Dès lors, l’organisme de sécurité sociale est fondé à exercer son action récursoire à l’encontre de l’AJE. Le jugement entrepris est, à ce titre confirmé.

SUR LES DEMANDES ACCESSOIRES

L’issue du litige conduit la cour à condamner l’AJE à payer au FIVA et à M. [J] la somme de 800 euros chacun au titre de l’article 700 du code de procédure civile pour l’instance d’appel, les dispositions prises à ce titre par le pôle social étant confirmées.

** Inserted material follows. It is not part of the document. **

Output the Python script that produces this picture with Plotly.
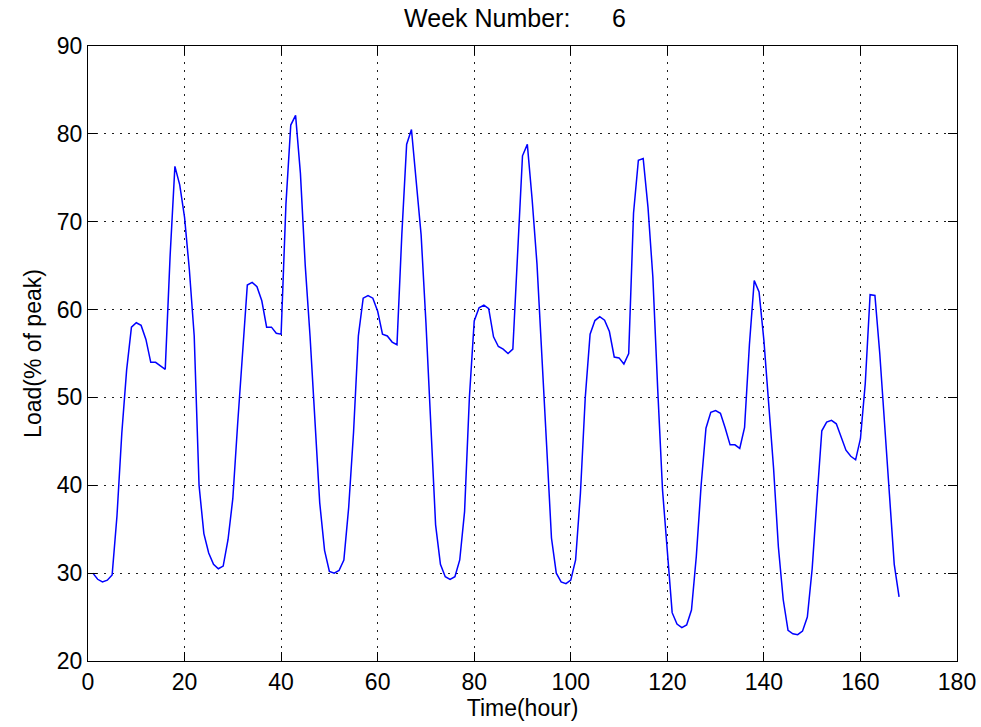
import plotly.graph_objects as go

hours = list(range(1, 169))
load = [
    30.0, 29.3, 29.0, 29.2, 29.8, 36.5, 45.9, 53.1, 58.0, 58.5, 58.2, 56.6,
    54.0, 54.0, 53.6, 53.2, 66.0, 76.3, 74.2, 70.5, 64.5, 57.0, 40.0, 34.5,
    32.3, 31.0, 30.5, 30.8, 33.8, 38.5, 47.0, 55.0, 62.8, 63.1, 62.6, 61.0,
    58.0, 58.0, 57.3, 57.2, 72.0, 81.0, 82.1, 75.5, 65.0, 56.9, 47.8, 38.0,
    32.6, 30.2, 30.0, 30.3, 31.5, 37.5, 46.0, 57.0, 61.3, 61.6, 61.3, 59.8,
    57.2, 57.0, 56.3, 56.0, 68.5, 78.8, 80.5, 74.7, 68.5, 58.5, 47.0, 35.5,
    31.0, 29.6, 29.3, 29.6, 31.5, 37.0, 50.0, 58.7, 60.2, 60.5, 60.1, 56.9,
    55.8, 55.5, 55.0, 55.5, 66.5, 77.5, 78.8, 72.5, 65.2, 54.0, 44.5, 34.0,
    30.0, 29.0, 28.8, 29.2, 31.5, 39.1, 50.0, 57.2, 58.75, 59.2, 58.8, 57.5,
    54.6, 54.5, 53.8, 55.0, 71.0, 77.0, 77.2, 71.6, 63.7, 51.0, 39.5, 32.5,
    25.5, 24.2, 23.8, 24.1, 25.8, 31.9, 40.0, 46.5, 48.3, 48.5, 48.2, 46.5,
    44.6, 44.6, 44.2, 46.6, 56.0, 63.3, 62.0, 56.5, 49.5, 42.0, 33.0, 27.0,
    23.5, 23.1, 23.0, 23.4, 25.0, 30.5, 38.5, 46.2, 47.2, 47.4, 47.0, 45.5,
    44.0, 43.3, 42.9, 45.3, 51.6, 61.7, 61.6, 55.0, 46.5, 39.0, 31.0, 27.3,
]

x_ticks = [0, 20, 40, 60, 80, 100, 120, 140, 160, 180]
y_ticks = [20, 30, 40, 50, 60, 70, 80, 90]
title_text = "Week Number:" + "\u00a0" * 6 + "6"

FONT = "Liberation Sans"

fig = go.Figure()
fig.add_trace(go.Scatter(x=hours, y=load, mode="lines",
                         line=dict(color="rgb(0,0,255)", width=1.5),
                         showlegend=False, hoverinfo="skip"))

axis_common = dict(
    showline=True, linecolor="black", linewidth=1, mirror="allticks",
    ticks="inside", ticklen=9, tickcolor="black", tickwidth=1,
    showgrid=True, gridcolor="rgb(30,30,30)", gridwidth=1, griddash="2px,6px",
    zeroline=False, automargin=False,
    tickfont=dict(family=FONT, size=23, color="black"),
)

fig.update_layout(
    width=981, height=727,
    paper_bgcolor="white", plot_bgcolor="white",
    margin=dict(l=88, r=24, t=46, b=66),
    title=dict(text=title_text, x=0.525, xanchor="center", y=0.975, yanchor="middle",
               font=dict(family=FONT, size=25, color="black")),
    xaxis=dict(range=[0, 180], tickvals=x_ticks,
               title=dict(text="Time(hour)", standoff=6,
                          font=dict(family=FONT, size=23, color="black")),
               **axis_common),
    yaxis=dict(range=[20, 90], tickvals=y_ticks,
               title=dict(text="Load(% of peak)", standoff=8,
                          font=dict(family=FONT, size=23, color="black")),
               **axis_common),
)

fig.write_html("out.html", config={"displayModeBar": False},
               post_script="document.body.style.margin='0';document.body.style.overflow='hidden';")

Enfin, l’AJE, partie succombante, sera condamnée aux dépens d’appel, ceux de première instance étant confirmés.

PAR CES MOTIFS

La cour,

CONFIRME le jugement entrepris du 19 mars 2021 du Pôle social du tribunal judiciaire de Metz sauf en ce qu’il a débouté le FIVA, subrogé dans les droits de M. [X] [J], de sa demande d’indemnisation au titre du préjudice de souffrances morales .

En conséquence, statuant à nouveau sur ce point,

FIXE l’indemnité réparant le préjudice moral subi par M. [X] [J] à la somme de 10000 euros et DIT que cette somme devra être versée au FIVA, créancier subrogé, par [4].

Y ajoutant,

CONDAMNE l’Agent judiciaire de l’État à payer au FIVA et à M. [X] [J] la somme de 800 euros chacun au titre de l’article 700 du code de procédure civile.

CONDAMNE l’Agent judiciaire de l’État aux dépens d’appel.